Album Review: Liquid Crystal/ Carbon And Raineri

Liquid Crystal

Luke Carbon/ Alex Raineri

Move Records MCD 615

Liquid Crystal, a new CD release on the Move label, packs a lot of punch into just 1 hour of music. It features Melbourne-based clarinetist Luke Carbon with pianist Alex Raineri, performing an appealing program of music, comprising mostly bespoke pieces for clarinet and piano (Brahms, Berg, Bernstein and Gyger), with one piece by Amy Beach for violin and piano which Carbon has transcribed for clarinet and piano. Carbon and Raineri explore these pieces from the Romantic to the Modern, showcasing both traditional and newer aesthetics along with the rich tapestry of colours, tones phrasing and dynamics intrinsic to both the clarinet and the piano.

Brahms’ love affair with the clarinet is evident in the excitement of his writing in the two opus 120 sonatas for clarinet and piano of which the no 1 is on this recording. Inspired by the prowess of Richard Mühlfeld, principal clarinettist of the Meiningen Orchestra, Brahms himself was the pianist in the premieres of these sonatas by Mühlfeld. Brahms would have been very familiar with the rich possibilities afforded by the Romantic era piano which matched Brahms’ exploration of the full range of the clarinet and its tonal possibilities, ably explored by Carbon. Although the piano makes the first move with its brief introduction, Carbon and Raineri are equal partners with as much virtuosity demanded of the pianist as of the clarinetist. The graceful first movement has a stormy middle section returning to the subject and concluding in a coda that is expertly sustained and expressive as per Brahms’ instructions. The second movement, Andante un poco adagio, is played with limpid beauty. The third movement Allegro grazioso is bright and rhythmically reminiscent of a rambunctious Austrian ländler with the clarinet in a 3/4 feel, pitted against the piano in 6/8. The final Vivace is sprightly, its triplet rhythms adding to the complex textures.

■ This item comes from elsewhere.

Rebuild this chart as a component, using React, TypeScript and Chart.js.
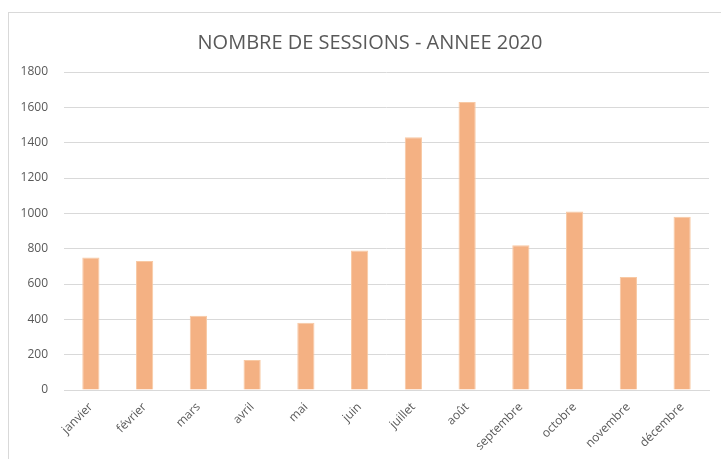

Berg’s Four pieces for Clarinet and piano, opus 5 were dedicated to the Society for Private Musical Performances in Vienna and to its founder and president, Arnold Schönberg. Acknowledged as “miniatures” and composed in 1913 (though premiering in 1919), this small-scale style drew criticism from Schönberg himself. No Matter. The art of the miniature is that it narrates larger stories with fewer words and the duo give full vent to the many changes in tempo, the extreme dynamic range, articulation devices and shifts in mood of the Vier Stücke. Carbon introduces a cheeky motif in the first movement, Mäßig, moving later to a fluttered descending passage, the movement fading away into nothing. The second movement, Sehr langsam is taken very slowly with distinctive cross rhythms and excellent dynamic contrast. The contrast continues in the various tempi of the skittish third movement, Sehr rasch and finally, Langsam, where Carbon’s slow fluttering is mirrored by trills in the piano and its cross rhythms against Raineri’s piano line blur the metre, creating a long and languid aria for the soloist.

Amy Beach’s Romance for Violin and Piano, Op. 23 relives the intensity of Berg’s music with mellow, passionate, swoon-worthy stanzas. The piece transfers well to Carbon’s arrangement for the clarinet.

Bernstein’s Sonata for Clarinet and Piano, his only sonata for a wind instrument, is a piece with two dramatically different movements which embrace the aesthetics of the New World, with its sweeping phrases, brashness and jazzy idioms. Carbon and Raineri play the first movement, Grazioso with sustained lyricism and deftly accomplish the complex time changes and tempi of the second movement. As the pianist Brahms premiered his sonata with Mühlfeld, a 23-year-old Bernstein was the pianist at the premiere of this sonata performed by David Glazer on clarinet at the Institute of Modern Art in Boston.

The CD closes with the pieces from which it takes its title, Elliot Gyger’s Liquid Crystal, for which the composer won the 1990 2MBS-FM Young Composers’ Competition.

Liquid Crystal is a demanding and complex flurry of notes vividly illustrating what cascading liquid crystal might be like in sound. Comprising 12 shorter sections played continuously, the composer notes that “The twelve sections of the piece are arranged in a cycle of ever-increasing tension.” Carbon and Raineri affirm with their partnership, Gyger’s observation that “the two instruments are treated very much on equal terms, with neither predominating.” Described as lasting 12 minutes on the composer’s manuscript, Carbon and Raineri clock in at under 11 minutes in a time-defying and technically audacious performance.

Liquid Crystal is good listening as well as being a snapshot of two gifted artists. Students of the clarinet and piano would also find inspiration in this repertoire and performance.